"There is a tradition of story-telling that is passed on from grandparents to grandkids. We stay and they tell. When we stay with parents, they are too busy to tell us stories. And in Hawai'i, kids stay with their parents, not their grandparents, so aren't told as many stories.

Many of the contributors to this anthology come from a Chuukese background, where story-telling is the responsibility of grandparents to grandchildren. Living in the United States, where the family structure is altered—by finances, by housing, by the expectations of society—the stories find other ways to be told.

When gathering their tales, Juliette Budge, a member of the grant staff and the primary gatherer, ran into an interesting conundrum when asking for their stories. Some began sharing legends and myths, tales from their culture: of Nemwes, who could walk on water and used that magic to go into forbidden lands; or of the ghost from the ridge, eager to eat a young boy left alone by his parents; or of Outingin, the youngest of five brothers who proves even the smallest can still offer aid to the family. "Stories" shape the traditions and cultural norms of the Chuukese people, influencing their attitudes towards family, education, and working together to meet the basic needs of life. "Their stories" are something else. That is "news," their personal narratives of what each has gone through to get to where they are now, and where they want to be, not only of the adults going through job skills training, but also the younger children and youth who are part of the after-school program.

This anthology was also lucky to receive three stories from students at Heald College, Honolulu campus. In the Success100 course, they examine where they have come from and where they want to go, and they learn the skills needed to get from one to the other. By the end of the course, some students realized they had made a leap forward in their own tales, moving beyond homelessness, abuse, and drug use to find that they are more than their struggles. In their stories, they discuss the experiences they've gone through, but each is focused on altering that path and forging ahead into a brighter future.

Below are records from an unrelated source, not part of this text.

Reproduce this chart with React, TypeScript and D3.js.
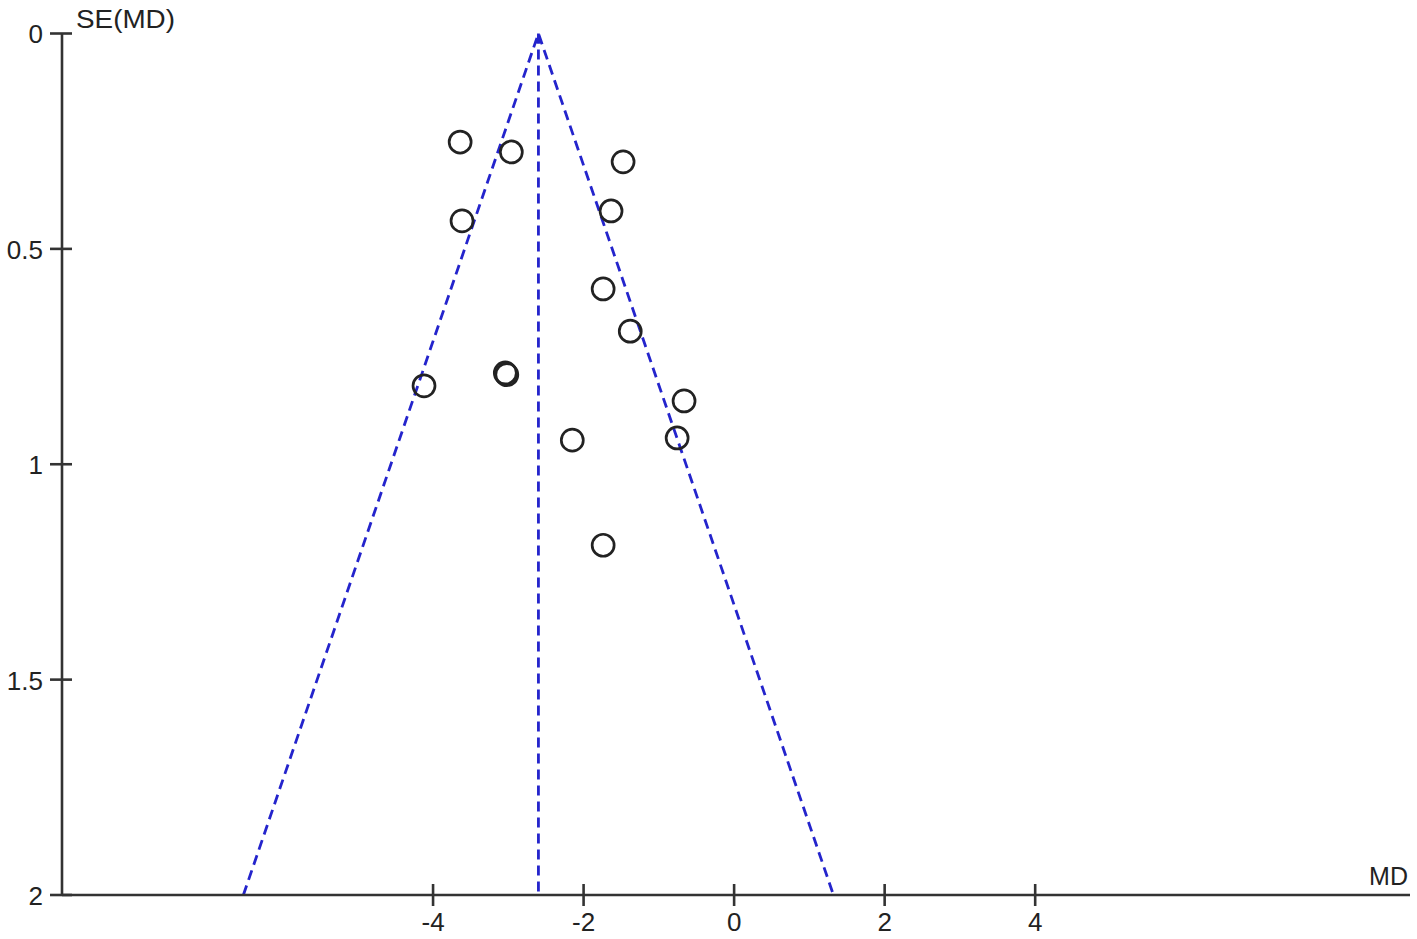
import React from "react";
import * as d3 from "d3";

const studyMD = [-3.64, -2.96, -1.475, -1.635, -3.615, -1.74, -1.38, -3.04, -3.02, -4.12, -0.665, -2.15, -0.757, -1.74];
const studySE = [0.252, 0.275, 0.298, 0.412, 0.435, 0.593, 0.691, 0.788, 0.792, 0.818, 0.853, 0.944, 0.939, 1.188];
const pooledMD = -2.6;
const xTicks = [-4, -2, 0, 2, 4];
const yTicks = [0, 0.5, 1, 1.5, 2];
const yTickLabels = ["0", "0.5", "1", "1.5", "2"];

export default function App() {
  const W = 1417, H = 939;
  const x = d3.scaleLinear().domain([-8.93, 8.98]).range([62, 1410]);
  const y = d3.scaleLinear().domain([0, 2]).range([33.5, 895]);
  const axisColor = "#333";
  const blue = "#2424cc";
  const font = "'Liberation Sans', Arial, sans-serif";
  const seMax = 2;
  const line = d3.line<[number, number]>().x(d => x(d[0])).y(d => y(d[1]));
  const funnel: [number, number][] = [
    [pooledMD - 1.96 * seMax, seMax],
    [pooledMD, 0],
    [pooledMD + 1.96 * seMax, seMax],
  ];
  const center: [number, number][] = [[pooledMD, 0], [pooledMD, seMax]];
  return (
    <svg width={W} height={H} style={{ position: "absolute", left: 0, top: 0, background: "#fff" }}>
      <rect x={0} y={0} width={W} height={H} fill="#fff" />
      <path d={line(funnel) || ""} fill="none" stroke={blue} strokeWidth={2.8} strokeDasharray="10 6" />
      <path d={line(center) || ""} fill="none" stroke={blue} strokeWidth={2.8} strokeDasharray="10 6" />
      <polygon points={`${x(pooledMD)},${y(0) + 1} ${x(pooledMD) - 3.5},${y(0) + 10} ${x(pooledMD) + 3.5},${y(0) + 10}`} fill={blue} />
      {/* axes */}
      <line x1={x.range()[0]} x2={x.range()[0]} y1={y(0)} y2={y(2)} stroke={axisColor} strokeWidth={2.6} />
      <line x1={x.range()[0]} x2={x.range()[1]} y1={y(2)} y2={y(2)} stroke={axisColor} strokeWidth={2.6} />
      {yTicks.map((t, i) => (
        <g key={"y" + i}>
          <line x1={50} x2={72} y1={y(t)} y2={y(t)} stroke={axisColor} strokeWidth={2.6} />
          <text x={43} y={y(t) + 3} textAnchor="end" dominantBaseline="middle" fontFamily={font} fontSize={26} fill="#222">
            {yTickLabels[i]}
          </text>
        </g>
      ))}
      {xTicks.map((t, i) => (
        <g key={"x" + i}>
          <line x1={x(t)} x2={x(t)} y1={y(2) - 11} y2={y(2) + 11} stroke={axisColor} strokeWidth={2.6} />
          <text x={x(t)} y={y(2) + 29} textAnchor="middle" dominantBaseline="middle" fontFamily={font} fontSize={26} fill="#222">
            {t}
          </text>
        </g>
      ))}
      <text x={76} y={28} fontFamily={font} fontSize={25} fill="#222" textLength={99} lengthAdjust="spacingAndGlyphs">SE(MD)</text>
      <text x={1408} y={885} textAnchor="end" fontFamily={font} fontSize={25} fill="#222">MD</text>
      {studyMD.map((m, i) => (
        <circle key={"p" + i} cx={x(m)} cy={y(studySE[i])} r={11} fill="none" stroke="#222" strokeWidth={2.7} />
      ))}
    </svg>
  );
}
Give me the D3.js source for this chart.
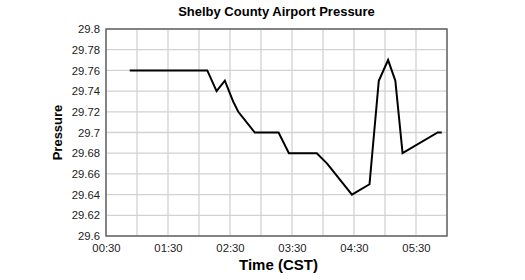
<!DOCTYPE html>
<html>
<head>
<meta charset="utf-8">
<script src="https://cdn.jsdelivr.net/npm/d3@7"></script>
<style>
  body { margin: 0; background: #fff; }
  text { font-family: Arial, "Liberation Sans", sans-serif; }
</style>
</head>
<body>
<div id="chart"></div>
<script>
// observation times (CST) and pressure readings
var times = ["00:53", "01:53", "02:08", "02:17", "02:25", "02:33", "02:38", "02:54",
             "03:17", "03:27", "03:54", "04:04", "04:28", "04:45", "04:54", "05:03",
             "05:10", "05:17", "05:51", "05:55"];
var pressure = [29.76, 29.76, 29.76, 29.74, 29.75, 29.73, 29.72, 29.70,
                29.70, 29.68, 29.68, 29.67, 29.64, 29.65, 29.75, 29.77,
                29.75, 29.68, 29.70, 29.70];
var timeRange = ["00:30", "06:00"];
var pressureRange = [29.6, 29.8];
var yTicks = [29.6, 29.62, 29.64, 29.66, 29.68, 29.7, 29.72, 29.74, 29.76, 29.78, 29.8];
var xTickLabels = ["00:30", "01:30", "02:30", "03:30", "04:30", "05:30"];

var parseTime = d3.utcParse("%H:%M");

var margin = {top: 29, right: 78, bottom: 44, left: 106},
    width = 525 - margin.left - margin.right,
    height = 280 - margin.top - margin.bottom;

var svg = d3.select("#chart")
    .append("svg")
    .attr("width", 525)
    .attr("height", 280)
    .append("g")
    .attr("transform", "translate(" + margin.left + "," + margin.top + ")");

var data = times.map(function (t, i) {
    return {time: parseTime(t), value: pressure[i]};
});

var x = d3.scaleUtc()
    .domain(timeRange.map(parseTime))
    .range([0, width]);

var y = d3.scaleLinear()
    .domain(pressureRange)
    .range([height, 0]);

// grid lines
var gridTimes = d3.utcMinute.every(30).range(x.domain()[0], d3.utcMinute.offset(x.domain()[1], 1));
svg.append("g")
    .selectAll("line")
    .data(gridTimes)
    .enter()
    .append("line")
    .attr("x1", d => x(d)).attr("x2", d => x(d))
    .attr("y1", 0).attr("y2", height)
    .style("stroke", "#d2d2d2")
    .style("stroke-width", 1.3);

svg.append("g")
    .selectAll("line")
    .data(yTicks)
    .enter()
    .append("line")
    .attr("x1", 0).attr("x2", width)
    .attr("y1", d => y(d)).attr("y2", d => y(d))
    .style("stroke", "#d2d2d2")
    .style("stroke-width", 1.3);

// axes (labels only, the frame is drawn below)
var xAxis = svg.append("g")
    .attr("transform", "translate(0," + height + ")")
    .call(d3.axisBottom(x)
        .tickValues(xTickLabels.map(parseTime))
        .tickFormat(d3.utcFormat("%H:%M"))
        .tickSize(0)
        .tickPadding(8));

var yAxis = svg.append("g")
    .call(d3.axisLeft(y)
        .tickValues(yTicks)
        .tickFormat(d => String(+d.toFixed(2)))
        .tickSize(0)
        .tickPadding(6));

[xAxis, yAxis].forEach(function (a) {
    a.select(".domain").remove();
    a.selectAll("text")
        .style("font-size", "11.3px")
        .style("font-family", "Arial, 'Liberation Sans', sans-serif")
        .style("fill", "#222");
});

// frame
svg.append("rect")
    .attr("width", width)
    .attr("height", height)
    .style("fill", "none")
    .style("stroke", "#666")
    .style("stroke-width", 1.5);

// the pressure line
var line = d3.line()
    .x(d => x(d.time))
    .y(d => y(d.value));

svg.append("path")
    .datum(data)
    .attr("d", line)
    .style("fill", "none")
    .style("stroke", "#000")
    .style("stroke-width", 2)
    .style("stroke-linejoin", "miter");

// title and axis labels
svg.append("text")
    .attr("x", width / 2)
    .attr("y", -13)
    .style("text-anchor", "middle")
    .style("font-size", "13px")
    .style("font-weight", "bold")
    .text("Shelby County Airport Pressure");

svg.append("text")
    .attr("x", width / 2 + 2)
    .attr("y", height + 34)
    .style("text-anchor", "middle")
    .style("font-size", "15px")
    .style("font-weight", "bold")
    .text("Time (CST)");

svg.append("text")
    .attr("transform", "rotate(-90)")
    .attr("x", -height / 2)
    .attr("y", -44)
    .style("text-anchor", "middle")
    .style("font-size", "13px")
    .style("font-weight", "bold")
    .text("Pressure");
</script>
</body>
</html>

The editor for Written in the Stars, Sabrina Favors, has been lucky enough to work with these students, teaching Success at Heald College. Hearing their tales, and those of the Kalihi-Palama community, has opened her eyes to new cultures, and a new understanding of the larger community on the island of Oahu. There is also a sense of the familiar, though, of parents from an immigrant background, learning a new language and struggling to connect with their children, and the struggles to provide for a large family when the economy and society can often work against those ends. This anthology has the potential to speak to all who read it, inspiring anyone to reach beyond their past, and use those experiences to make them stronger for the future.